We’re failing kids on every level.  Nothing we use in class is particularly “good” in any sense. It’s writing, but it’s not writing that has any significance. Beyond that, though, it’s not practical.  Darcy might not care about reading job descriptions and learning to understand and write good business letters, e-mails, and legal prose, but at least those are things that will directly affect her ability to survive.  There’s plenty to be learned through the type of practice we do, but we aren’t making any practical connections to the real world. 

The problem isn’t lazy students and it isn’t that they're too young to understand the wisdom in what we’re doing. Students hate the way we teach to the standards because most of it is pointless and stupid.  Kids like Darcy may not know what their future holds, and they would probably complain about school regardless of how the content was presented. In the best of situations, it would be hard to make Darcy care much about school. 

But we're not even trying.  Reading matters when it peaks student interest, or when it has real-world implications. English class needs to focus on actual practical skills, and at the same time needs to present the best writing that our culture has to offer.  Lessons need to deal with basic mechanics and grammar, with various types of writing and text structures, and with quality writing that will truly inspire. In other words, students need to do exercises involving capitalization and commas usage like students did long ago, and then teachers need to find works of real significance to read in class.

Beyond that, we need to incorporate real world business requirements and show the real consequences of poor communication.  Students need to see job descriptions, write resumes, fill out applications, solve problems, think about case studies, and deal with the types of communication that happen in actual workplaces. Most of all, they need to be publishing work, showing it to peers and others and working to meet a standard that would be acceptable beyond the classroom.  
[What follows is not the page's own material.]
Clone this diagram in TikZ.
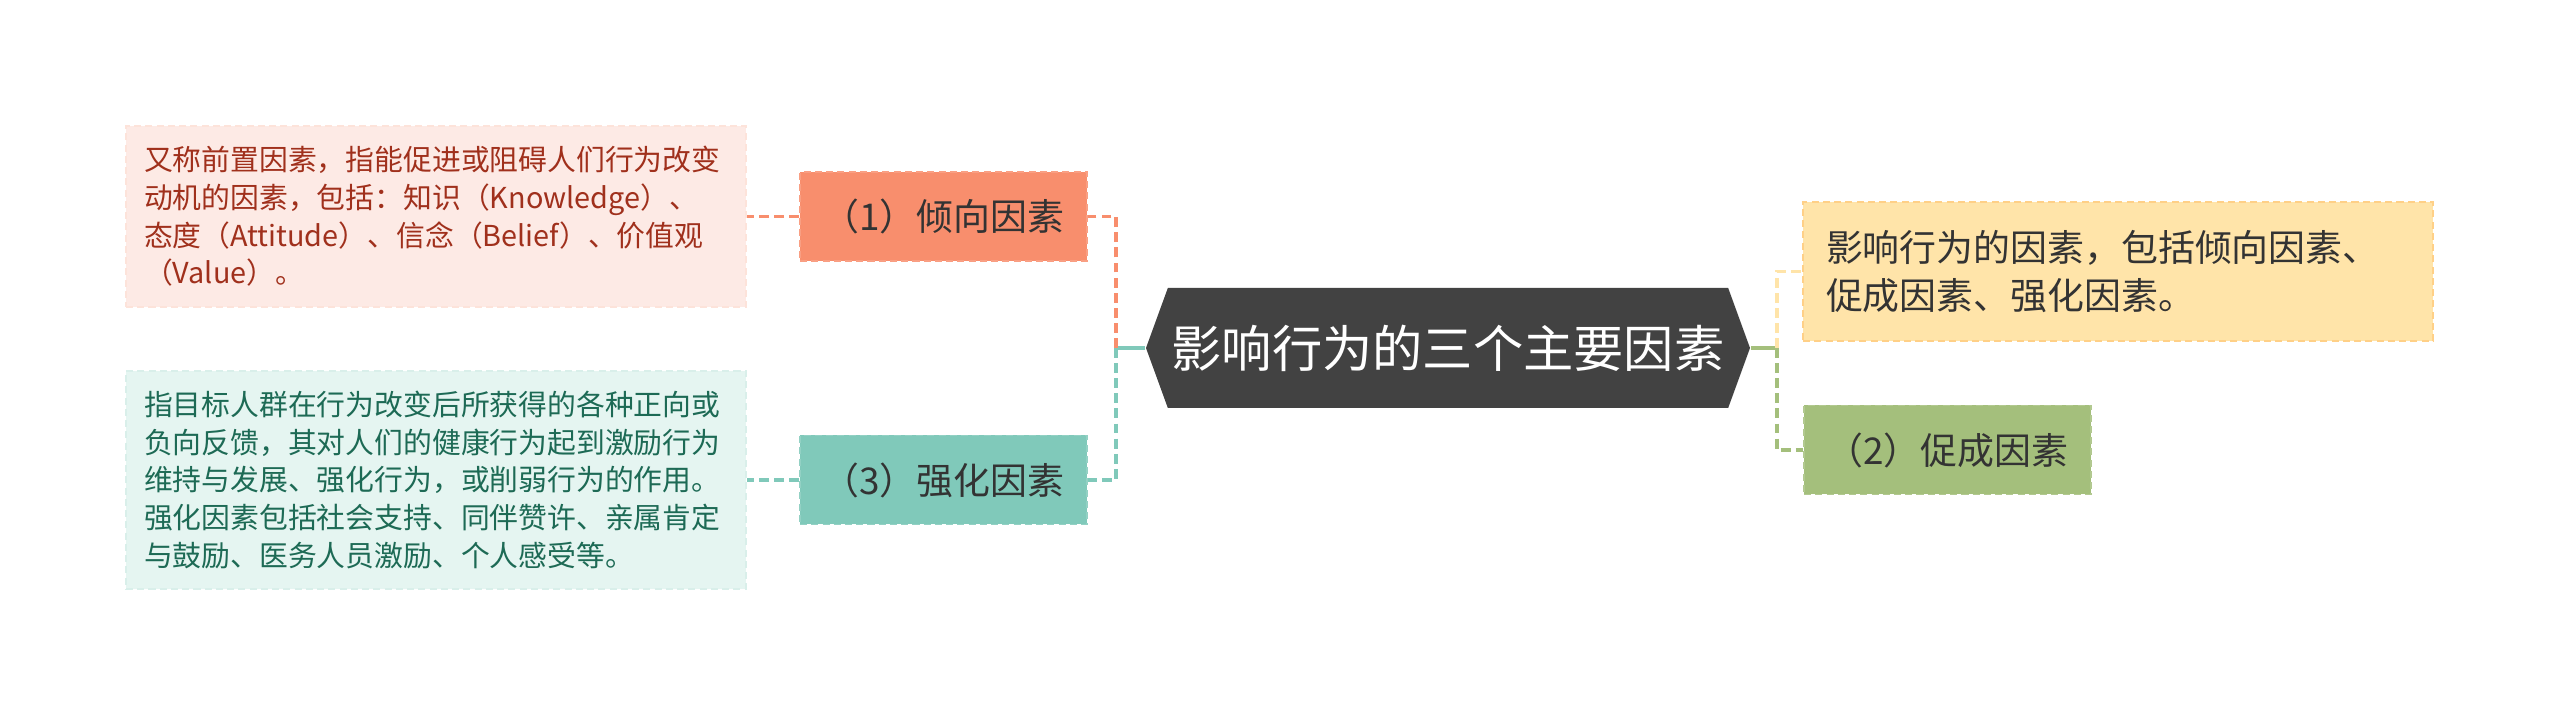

Instead, we focus on basic comprehension and make a minimum competency test our final objective. We try to engage students with gimmicks and nonsense and by letting students work in groups on projects that have no obvious real-world connections.  The English standards, in and of themselves, are irrelevant to everyone, including the teachers that have to deliver them, and the focus on those standards has taken all of the creativity and discipline out of education.  Yes, the standards focus attention on basic fundamental skills like making inferences and finding the main idea, but when your only focus is on reading for the sake of reading stuff, and on writing for the sake of writing stuff, then reading and writing really suck. 


And Darcy knows that. If we want her to care, we're going to have to give her something to care about.